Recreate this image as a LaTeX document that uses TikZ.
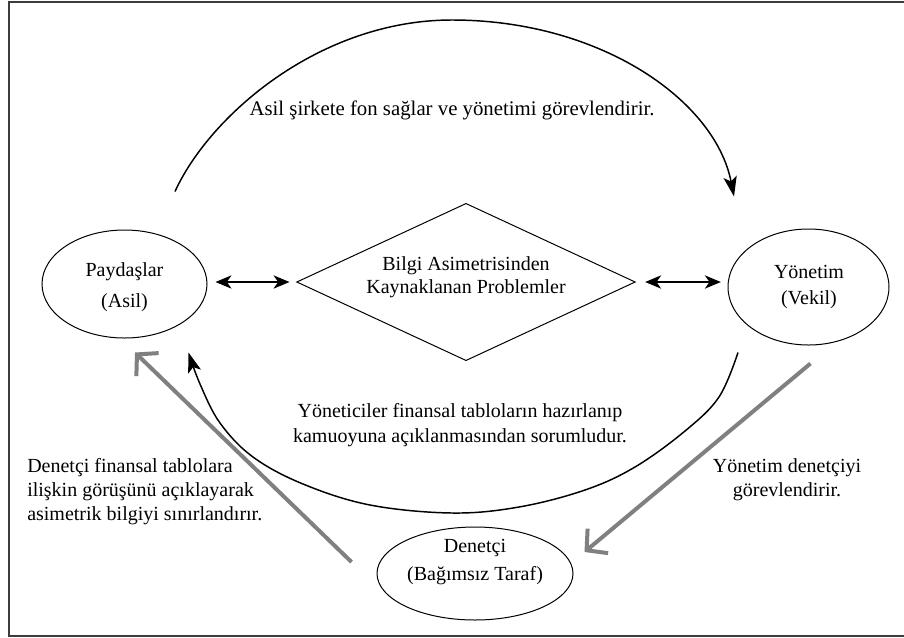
\documentclass[tikz,border=0pt]{standalone}
\usepackage{fontspec}
\setmainfont{Liberation Serif}
\usetikzlibrary{arrows.meta,shapes.geometric}
\definecolor{arrgray}{RGB}{128,128,128}
\definecolor{framegray}{RGB}{60,60,60}
\begin{document}
\begin{tikzpicture}[x=0.75pt,y=-0.75pt,
  every node/.style={font=\fontsize{15}{18}\selectfont},
  ell/.style={draw, ellipse, line width=0.75pt, inner sep=0pt},
  lbl/.style={align=center, inner sep=0pt},
  frame/.style={draw=framegray, line width=1.5pt},
  biarrow/.style={line width=1pt, {Stealth[length=12pt,width=10pt,inset=3.5pt]}-{Stealth[length=12pt,width=10pt,inset=3.5pt]}},
  arcarrow/.style={line width=1.1pt, -{Stealth[length=15pt,width=10pt,inset=3.5pt]}},
  grayarrow/.style={draw=arrgray, line width=3pt, -{Straight Barb[length=11pt,width=24pt]}}
]
\path[use as bounding box] (0,0) rectangle (904,637);
\draw[frame] (904,2) -- (8.5,2) -- (8.5,636) -- (904,636);

% main shapes
\node[ell, minimum width=123.75pt, minimum height=81pt] (pay) at (124.5,284) {};
\node[ell, minimum width=120.75pt, minimum height=87pt] (yon) at (808.5,287) {};
\node[ell, minimum width=147pt, minimum height=69.75pt] (den) at (475,573.5) {};
\node[draw, diamond, line width=0.75pt, inner sep=0pt, minimum width=254pt, minimum height=118pt] (dia) at (466,282) {};

% texts in shapes
\node[lbl] (payt) at (124.5,287) {Paydaşlar\\[5pt](Asil)};
\node[lbl] (yont) at (809,287) {Yönetim\\[2pt](Vekil)};
\node[lbl] (dent) at (475,562) {Denetçi\\[3pt](Bağımsız Taraf)};
\node[lbl] (diat) at (466,277) {Bilgi Asimetrisinden\\[-0.5pt]Kaynaklanan Problemler};

% labels
\node[lbl, font=\fontsize{15.6}{18}\selectfont] (toplbl) at (452,110) {Asil şirkete fon sağlar ve yönetimi görevlendirir.};
\node[lbl] (midlbl) at (460,425) {Yöneticiler finansal tabloların hazırlanıp\\[1pt]kamuoyuna açıklanmasından sorumludur.};
\node[lbl] (rgtlbl) at (787,480) {Yönetim denetçiyi\\görevlendirir.};
\node[lbl, align=left, anchor=west] (lftlbl) at (27,492) {Denetçi finansal tablolara\\ilişkin görüşünü açıklayarak\\asimetrik bilgiyi sınırlandırır.};

% double arrows
\draw[biarrow, shorten <=6pt, shorten >=5pt] (pay.east |- dia.west) -- (dia.west);
\draw[biarrow, shorten <=7pt, shorten >=5pt] (dia.east) -- (dia.east -| yon.west);

% top arc
\coordinate (ts) at ([shift={(50.5,-38)}]pay.north);
\coordinate (te) at ([shift={(-74.5,-32)}]yon.north);
\draw[arcarrow] (ts) .. controls (210,115) and (320,20) .. (452,20)
  .. controls (600,20) and (715,100) .. (te);

% lower arc
\coordinate (ls) at ([shift={(-70.5,7)}]yon.south);
\coordinate (le) at ([shift={(64,14)}]pay.south);
\draw[arcarrow] plot[smooth, tension=0.6] coordinates {(ls) (719,397) (685,431) (635,467) (585,490) (519,507) (452,513) (370,505) (303,484) (253,457) (220,423) (200,384) (le)};

% gray arrows
\draw[grayarrow] ([shift={(2,18)}]yon.south) -- ([shift={(11,-21.5)}]den.east);
\draw[grayarrow] ([shift={(-25,-11.5)}]den.west) -- ([shift={(10.5,14)}]pay.south);
\end{tikzpicture}
\end{document}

════

Your task is to repeat the data above exactly while excluding the pictures.

Recreate this image as a LaTeX document that uses TikZ.
\documentclass[tikz,border=0pt]{standalone}
\usepackage{fontspec}
\setmainfont{Liberation Serif}
\usetikzlibrary{arrows.meta,shapes.geometric}
\definecolor{arrgray}{RGB}{128,128,128}
\definecolor{framegray}{RGB}{60,60,60}
\begin{document}
\begin{tikzpicture}[x=0.75pt,y=-0.75pt,
  every node/.style={font=\fontsize{15}{18}\selectfont},
  ell/.style={draw, ellipse, line width=0.75pt, inner sep=0pt},
  lbl/.style={align=center, inner sep=0pt},
  frame/.style={draw=framegray, line width=1.5pt},
  biarrow/.style={line width=1pt, {Stealth[length=12pt,width=10pt,inset=3.5pt]}-{Stealth[length=12pt,width=10pt,inset=3.5pt]}},
  arcarrow/.style={line width=1.1pt, -{Stealth[length=15pt,width=10pt,inset=3.5pt]}},
  grayarrow/.style={draw=arrgray, line width=3pt, -{Straight Barb[length=11pt,width=24pt]}}
]
\path[use as bounding box] (0,0) rectangle (904,637);
\draw[frame] (904,2) -- (8.5,2) -- (8.5,636) -- (904,636);

% main shapes
\node[ell, minimum width=123.75pt, minimum height=81pt] (pay) at (124.5,284) {};
\node[ell, minimum width=120.75pt, minimum height=87pt] (yon) at (808.5,287) {};
\node[ell, minimum width=147pt, minimum height=69.75pt] (den) at (475,573.5) {};
\node[draw, diamond, line width=0.75pt, inner sep=0pt, minimum width=254pt, minimum height=118pt] (dia) at (466,282) {};

% texts in shapes
\node[lbl] (payt) at (124.5,287) {Paydaşlar\\[5pt](Asil)};
\node[lbl] (yont) at (809,287) {Yönetim\\[2pt](Vekil)};
\node[lbl] (dent) at (475,562) {Denetçi\\[3pt](Bağımsız Taraf)};
\node[lbl] (diat) at (466,277) {Bilgi Asimetrisinden\\[-0.5pt]Kaynaklanan Problemler};

% labels
\node[lbl, font=\fontsize{15.6}{18}\selectfont] (toplbl) at (452,110) {Asil şirkete fon sağlar ve yönetimi görevlendirir.};
\node[lbl] (midlbl) at (460,425) {Yöneticiler finansal tabloların hazırlanıp\\[1pt]kamuoyuna açıklanmasından sorumludur.};
\node[lbl] (rgtlbl) at (787,480) {Yönetim denetçiyi\\görevlendirir.};
\node[lbl, align=left, anchor=west] (lftlbl) at (27,492) {Denetçi finansal tablolara\\ilişkin görüşünü açıklayarak\\asimetrik bilgiyi sınırlandırır.};

% double arrows
\draw[biarrow, shorten <=6pt, shorten >=5pt] (pay.east |- dia.west) -- (dia.west);
\draw[biarrow, shorten <=7pt, shorten >=5pt] (dia.east) -- (dia.east -| yon.west);

% top arc
\coordinate (ts) at ([shift={(50.5,-38)}]pay.north);
\coordinate (te) at ([shift={(-74.5,-32)}]yon.north);
\draw[arcarrow] (ts) .. controls (210,115) and (320,20) .. (452,20)
  .. controls (600,20) and (715,100) .. (te);

% lower arc
\coordinate (ls) at ([shift={(-70.5,7)}]yon.south);
\coordinate (le) at ([shift={(64,14)}]pay.south);
\draw[arcarrow] plot[smooth, tension=0.6] coordinates {(ls) (719,397) (685,431) (635,467) (585,490) (519,507) (452,513) (370,505) (303,484) (253,457) (220,423) (200,384) (le)};

% gray arrows
\draw[grayarrow] ([shift={(2,18)}]yon.south) -- ([shift={(11,-21.5)}]den.east);
\draw[grayarrow] ([shift={(-25,-11.5)}]den.west) -- ([shift={(10.5,14)}]pay.south);
\end{tikzpicture}
\end{document}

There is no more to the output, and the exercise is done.